British paleobotanist (1928–2016)

William Gilbert Chaloner FRS (22 November 1928 - 13 October 2016) was a British palaeobotanist. He was Professor of Botany in the Earth Sciences Department at Royal Holloway, University of London, and visiting professor in Earth Sciences at University College, London.

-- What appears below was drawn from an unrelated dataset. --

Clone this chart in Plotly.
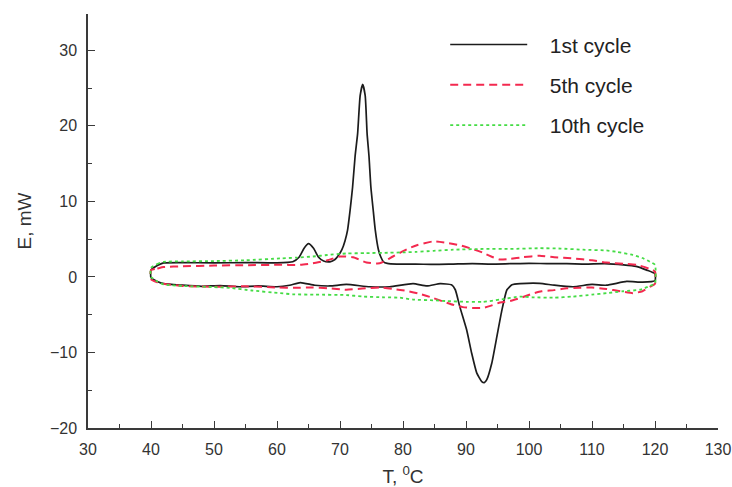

==Education and early life==
Chaloner was born in Chelsea, the son of Ernest J and Lenore (née Maude) Chaloner and was educated at Kingston Grammar School. He attended evening classes in Geology at Chelsea Polytechnic. In 1947 he went to study Botany, Geology and Chemistry at the University of Reading and was awarded a first class Bachelor of Science degree in 1950 followed by a Ph.D. in 1953 under the supervision of Tom Harris.

==Career==
After a postdoctoral year at the University of Michigan, he returned home to serve two years National Service in the army before joining the Department of Botany at University College, University of London in 1956. In 1972 he became Professor of Botany at Birkbeck College, University of London. In 1979 he was appointed to the Hildred Carlyle Chair of Botany at Bedford College. He has held visiting professorships at Pennsylvania State University, University of Nigeria, Nsukka and the University of Massachusetts Amherst.

==Awards and honours==
Chaloner was an elected Fellow of the Royal Society in 1976, the Linnean Society and the recipient of several awards, including the Linnean Medal and the Palaeontological Association's Lapworth Medal. He was elected as a Trustee for the Royal Botanical Gardens at Kew in 1983. He was president of the Linnean Society from 1985 to 1988.

==Personal life==
Chaloner was married to Judith Carroll, an American in 1955, with whom he had three children. Chaloner died on 13 October 2016 at the age of 87.